- Collected material
++++++++++
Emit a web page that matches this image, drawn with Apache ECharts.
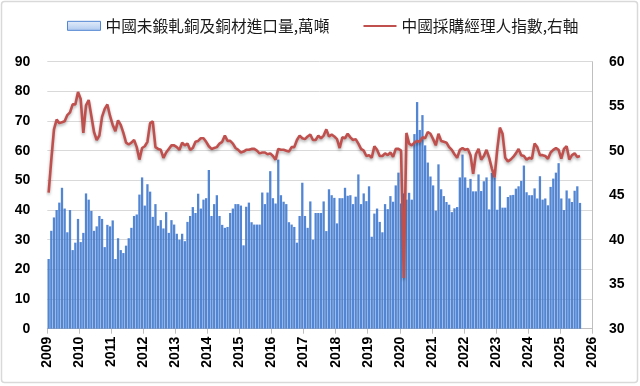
<!DOCTYPE html>
<html><head><meta charset="utf-8">
<script src="https://cdn.jsdelivr.net/npm/echarts@6/dist/echarts.min.js"></script>
<style>html,body{margin:0;padding:0;background:#fff}#c{width:640px;height:386px}</style>
</head><body><div id="c"></div>
<script>
// Monthly data, 2009-01 .. 2025-08
const copperImports = [
 23.5,33,37.5,40,42.5,47.5,40.5,32.5,40,26.5,29,37,          // 2009
 29.2,32.3,45.6,43.5,39.7,33,34.5,38,37,27.5,35,34.5,       // 2010
 36.5,23.5,30.5,26.5,25.5,28,30.5,34,38,38.5,45.2,51,       // 2011
 41.5,48.7,46.2,37.7,42,34.7,36.6,33.8,39.3,32.3,36.6,35.1, // 2012
 32,30,32,29.5,36,38,41,39,45.5,40.5,43.5,44,               // 2013
 53.5,38,42,45,38,35,34,34.3,39,40.5,42,42,                 // 2014
 41.5,28.1,41.1,42.5,35.9,35.1,35.1,35.1,45.9,42,45.9,53.1, // 2015
 44,42.2,57,45,42.8,42,35.9,35.1,34.3,29,38,49.2,           // 2016
 38,34,42.9,30,39,39,39,42.9,32.9,47,45,44.1,               // 2017
 35.5,44,44,47.5,44.8,45,42,44.5,52,42,45.6,43,             // 2018
 48,31,38.8,40.5,36,32.5,42,40.3,44.7,42.8,48.3,52.6,       // 2019
 42.2,45.6,43.5,45.8,43.5,65.6,76.4,67,72,61.8,56,51.3,     // 2020
 48.3,39.8,55.4,47,44.7,42.7,41.8,39.3,40.6,41,51,58.7,     // 2021
 51,47.5,50.5,46.3,46.3,52,46.4,49.7,51,40.2,52.5,51,       // 2022
 40.1,48,40.8,40.8,44.4,45,45.1,47.2,48,49.8,55,46,         // 2023
 45,45,47.3,43.9,51.4,43.5,43.9,41.6,47.8,50.6,52.6,55.8,   // 2024
 43.9,40,46.6,43.9,42.7,46.5,48,42.4                        // 2025
];
const pmi = [
 45.3,49.0,52.4,53.5,53.1,53.2,53.3,54.0,54.3,55.2,55.2,56.6, // 2009
 55.8,52.0,55.1,55.7,53.9,52.1,51.2,51.7,53.8,54.7,55.2,53.9, // 2010
 52.9,52.2,53.4,52.9,52.0,50.9,50.7,50.9,51.2,50.4,49.0,50.3, // 2011
 50.5,51.0,53.1,53.3,50.4,50.2,50.1,49.2,49.8,50.2,50.6,50.6, // 2012
 50.4,50.1,50.9,50.6,50.8,50.1,50.3,51.0,51.1,51.4,51.4,51.0, // 2013
 50.5,50.2,50.3,50.4,50.8,51.0,51.7,51.1,51.1,50.8,50.3,50.1, // 2014
 49.8,49.9,50.1,50.1,50.2,50.2,50.0,49.7,49.8,49.8,49.6,49.7, // 2015
 49.4,49.0,50.2,50.1,50.1,50.0,49.9,50.4,50.4,51.2,51.7,51.4, // 2016
 51.3,51.6,51.8,51.2,51.2,51.7,51.4,51.7,52.4,51.6,51.8,51.6, // 2017
 51.3,50.3,51.5,51.4,51.9,51.5,51.2,51.3,50.8,50.2,50.0,49.4, // 2018
 49.5,49.2,50.5,50.1,49.4,49.4,49.7,49.5,49.8,49.3,50.2,50.2, // 2019
 50.0,35.7,52.0,50.8,50.6,50.9,51.1,51.0,51.5,51.4,52.1,51.9, // 2020
 51.3,50.6,51.9,51.1,51.0,50.9,50.4,50.1,49.6,49.2,50.1,50.3, // 2021
 50.1,50.2,49.5,47.4,49.6,50.2,49.0,49.4,50.1,49.2,48.0,47.0, // 2022
 50.1,52.6,51.9,49.2,48.8,49.0,49.3,49.7,50.2,49.5,49.4,49.0, // 2023
 49.2,49.1,50.8,50.4,49.5,49.5,49.4,49.1,49.8,50.1,50.3,50.1, // 2024
 49.1,50.2,50.5,49.0,49.5,49.7,49.3,49.4                      // 2025
];
const yearLabels = ['2009','2010','2011','2012','2013','2014','2015','2016','2017','2018','2019','2020','2021','2022','2023','2024','2025','2026'];
const barName = '中國未鍛軋銅及銅材進口量,萬噸';
const lineName = '中國採購經理人指數,右軸';

const barData = copperImports.map((v, i) => [i + 0.5, v]);
const lineData = pmi.map((v, i) => [i + 0.5, v]);

const axisFont = {fontFamily: 'Liberation Sans', fontWeight: 'bold', fontSize: 14, color: '#000'};

const chart = echarts.init(document.getElementById('c'), null, {renderer: 'canvas'});
chart.setOption({
  animation: false,
  backgroundColor: '#fff',
  graphic: [{
    type: 'rect', silent: true, z: -10,
    shape: {x: 1.5, y: 1.5, width: 636, height: 381, r: 3},
    style: {fill: 'none', stroke: '#d9d9d9', lineWidth: 1.5}
  }],
  legend: {
    top: 13, left: 62,
    itemWidth: 33, itemHeight: 9, itemGap: 34,
    textStyle: {fontFamily: 'Noto Sans CJK TC', fontSize: 15.7, color: '#1a1a1a'},
    data: [
      {name: barName, icon: 'rect', itemStyle: {
        color: new echarts.graphic.LinearGradient(0, 0, 0, 1, [{offset: 0, color: '#e3ecfa'}, {offset: 1, color: '#a9c5ee'}]),
        borderColor: '#4a80d0', borderWidth: 1}},
      {name: lineName,
       icon: 'path://M0,0 L0.01,0 Z M0,9 L0.01,9 Z M0,3.6 L33,3.6 L33,5.6 L0,5.6 Z',
       itemStyle: {color: '#c0504d', borderWidth: 0}}
    ]
  },
  grid: {left: 47.3, right: 48, top: 61.7, bottom: 57.3},
  xAxis: {
    type: 'value', min: 0, max: 204, interval: 12,
    axisLine: {show: true, onZero: false, lineStyle: {color: '#bfbfbf'}},
    axisTick: {show: true, length: 5, lineStyle: {color: '#bfbfbf'}},
    splitLine: {show: false},
    axisLabel: Object.assign({rotate: 90, margin: 8, formatter: v => yearLabels[Math.round(v / 12)]}, axisFont)
  },
  yAxis: [
    {type: 'value', min: 0, max: 90, interval: 10,
     axisLine: {show: false}, axisTick: {show: false},
     splitLine: {show: true, lineStyle: {color: '#d9d9d9', width: 1}},
     axisLabel: Object.assign({margin: 17}, axisFont)},
    {type: 'value', min: 30, max: 60, interval: 5, position: 'right',
     axisLine: {show: true, lineStyle: {color: '#bfbfbf'}}, axisTick: {show: false},
     splitLine: {show: false},
     axisLabel: Object.assign({margin: 17}, axisFont)}
  ],
  series: [
    {name: barName, type: 'bar', xAxisIndex: 0, yAxisIndex: 0, data: barData,
     barWidth: 2.3, itemStyle: {color: '#4a80d0', opacity: 0.95}},
    {name: lineName, type: 'line', xAxisIndex: 0, yAxisIndex: 1, data: lineData,
     symbol: 'none', smooth: false,
     lineStyle: {color: '#c0504d', width: 2.6, shadowColor: 'rgba(0,0,0,0.3)', shadowBlur: 3, shadowOffsetY: 2},
     itemStyle: {color: '#c0504d'}}
  ]
});
</script></body></html>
++++++++++
- What is asked
Leave out the pictures and retype every line above exactly.

- Task response
Emit a web page that matches this image, drawn with Apache ECharts.
<!DOCTYPE html>
<html><head><meta charset="utf-8">
<script src="https://cdn.jsdelivr.net/npm/echarts@6/dist/echarts.min.js"></script>
<style>html,body{margin:0;padding:0;background:#fff}#c{width:640px;height:386px}</style>
</head><body><div id="c"></div>
<script>
// Monthly data, 2009-01 .. 2025-08
const copperImports = [
 23.5,33,37.5,40,42.5,47.5,40.5,32.5,40,26.5,29,37,          // 2009
 29.2,32.3,45.6,43.5,39.7,33,34.5,38,37,27.5,35,34.5,       // 2010
 36.5,23.5,30.5,26.5,25.5,28,30.5,34,38,38.5,45.2,51,       // 2011
 41.5,48.7,46.2,37.7,42,34.7,36.6,33.8,39.3,32.3,36.6,35.1, // 2012
 32,30,32,29.5,36,38,41,39,45.5,40.5,43.5,44,               // 2013
 53.5,38,42,45,38,35,34,34.3,39,40.5,42,42,                 // 2014
 41.5,28.1,41.1,42.5,35.9,35.1,35.1,35.1,45.9,42,45.9,53.1, // 2015
 44,42.2,57,45,42.8,42,35.9,35.1,34.3,29,38,49.2,           // 2016
 38,34,42.9,30,39,39,39,42.9,32.9,47,45,44.1,               // 2017
 35.5,44,44,47.5,44.8,45,42,44.5,52,42,45.6,43,             // 2018
 48,31,38.8,40.5,36,32.5,42,40.3,44.7,42.8,48.3,52.6,       // 2019
 42.2,45.6,43.5,45.8,43.5,65.6,76.4,67,72,61.8,56,51.3,     // 2020
 48.3,39.8,55.4,47,44.7,42.7,41.8,39.3,40.6,41,51,58.7,     // 2021
 51,47.5,50.5,46.3,46.3,52,46.4,49.7,51,40.2,52.5,51,       // 2022
 40.1,48,40.8,40.8,44.4,45,45.1,47.2,48,49.8,55,46,         // 2023
 45,45,47.3,43.9,51.4,43.5,43.9,41.6,47.8,50.6,52.6,55.8,   // 2024
 43.9,40,46.6,43.9,42.7,46.5,48,42.4                        // 2025
];
const pmi = [
 45.3,49.0,52.4,53.5,53.1,53.2,53.3,54.0,54.3,55.2,55.2,56.6, // 2009
 55.8,52.0,55.1,55.7,53.9,52.1,51.2,51.7,53.8,54.7,55.2,53.9, // 2010
 52.9,52.2,53.4,52.9,52.0,50.9,50.7,50.9,51.2,50.4,49.0,50.3, // 2011
 50.5,51.0,53.1,53.3,50.4,50.2,50.1,49.2,49.8,50.2,50.6,50.6, // 2012
 50.4,50.1,50.9,50.6,50.8,50.1,50.3,51.0,51.1,51.4,51.4,51.0, // 2013
 50.5,50.2,50.3,50.4,50.8,51.0,51.7,51.1,51.1,50.8,50.3,50.1, // 2014
 49.8,49.9,50.1,50.1,50.2,50.2,50.0,49.7,49.8,49.8,49.6,49.7, // 2015
 49.4,49.0,50.2,50.1,50.1,50.0,49.9,50.4,50.4,51.2,51.7,51.4, // 2016
 51.3,51.6,51.8,51.2,51.2,51.7,51.4,51.7,52.4,51.6,51.8,51.6, // 2017
 51.3,50.3,51.5,51.4,51.9,51.5,51.2,51.3,50.8,50.2,50.0,49.4, // 2018
 49.5,49.2,50.5,50.1,49.4,49.4,49.7,49.5,49.8,49.3,50.2,50.2, // 2019
 50.0,35.7,52.0,50.8,50.6,50.9,51.1,51.0,51.5,51.4,52.1,51.9, // 2020
 51.3,50.6,51.9,51.1,51.0,50.9,50.4,50.1,49.6,49.2,50.1,50.3, // 2021
 50.1,50.2,49.5,47.4,49.6,50.2,49.0,49.4,50.1,49.2,48.0,47.0, // 2022
 50.1,52.6,51.9,49.2,48.8,49.0,49.3,49.7,50.2,49.5,49.4,49.0, // 2023
 49.2,49.1,50.8,50.4,49.5,49.5,49.4,49.1,49.8,50.1,50.3,50.1, // 2024
 49.1,50.2,50.5,49.0,49.5,49.7,49.3,49.4                      // 2025
];
const yearLabels = ['2009','2010','2011','2012','2013','2014','2015','2016','2017','2018','2019','2020','2021','2022','2023','2024','2025','2026'];
const barName = '中國未鍛軋銅及銅材進口量,萬噸';
const lineName = '中國採購經理人指數,右軸';

const barData = copperImports.map((v, i) => [i + 0.5, v]);
const lineData = pmi.map((v, i) => [i + 0.5, v]);

const axisFont = {fontFamily: 'Liberation Sans', fontWeight: 'bold', fontSize: 14, color: '#000'};

const chart = echarts.init(document.getElementById('c'), null, {renderer: 'canvas'});
chart.setOption({
  animation: false,
  backgroundColor: '#fff',
  graphic: [{
    type: 'rect', silent: true, z: -10,
    shape: {x: 1.5, y: 1.5, width: 636, height: 381, r: 3},
    style: {fill: 'none', stroke: '#d9d9d9', lineWidth: 1.5}
  }],
  legend: {
    top: 13, left: 62,
    itemWidth: 33, itemHeight: 9, itemGap: 34,
    textStyle: {fontFamily: 'Noto Sans CJK TC', fontSize: 15.7, color: '#1a1a1a'},
    data: [
      {name: barName, icon: 'rect', itemStyle: {
        color: new echarts.graphic.LinearGradient(0, 0, 0, 1, [{offset: 0, color: '#e3ecfa'}, {offset: 1, color: '#a9c5ee'}]),
        borderColor: '#4a80d0', borderWidth: 1}},
      {name: lineName,
       icon: 'path://M0,0 L0.01,0 Z M0,9 L0.01,9 Z M0,3.6 L33,3.6 L33,5.6 L0,5.6 Z',
       itemStyle: {color: '#c0504d', borderWidth: 0}}
    ]
  },
  grid: {left: 47.3, right: 48, top: 61.7, bottom: 57.3},
  xAxis: {
    type: 'value', min: 0, max: 204, interval: 12,
    axisLine: {show: true, onZero: false, lineStyle: {color: '#bfbfbf'}},
    axisTick: {show: true, length: 5, lineStyle: {color: '#bfbfbf'}},
    splitLine: {show: false},
    axisLabel: Object.assign({rotate: 90, margin: 8, formatter: v => yearLabels[Math.round(v / 12)]}, axisFont)
  },
  yAxis: [
    {type: 'value', min: 0, max: 90, interval: 10,
     axisLine: {show: false}, axisTick: {show: false},
     splitLine: {show: true, lineStyle: {color: '#d9d9d9', width: 1}},
     axisLabel: Object.assign({margin: 17}, axisFont)},
    {type: 'value', min: 30, max: 60, interval: 5, position: 'right',
     axisLine: {show: true, lineStyle: {color: '#bfbfbf'}}, axisTick: {show: false},
     splitLine: {show: false},
     axisLabel: Object.assign({margin: 17}, axisFont)}
  ],
  series: [
    {name: barName, type: 'bar', xAxisIndex: 0, yAxisIndex: 0, data: barData,
     barWidth: 2.3, itemStyle: {color: '#4a80d0', opacity: 0.95}},
    {name: lineName, type: 'line', xAxisIndex: 0, yAxisIndex: 1, data: lineData,
     symbol: 'none', smooth: false,
     lineStyle: {color: '#c0504d', width: 2.6, shadowColor: 'rgba(0,0,0,0.3)', shadowBlur: 3, shadowOffsetY: 2},
     itemStyle: {color: '#c0504d'}}
  ]
});
</script></body></html>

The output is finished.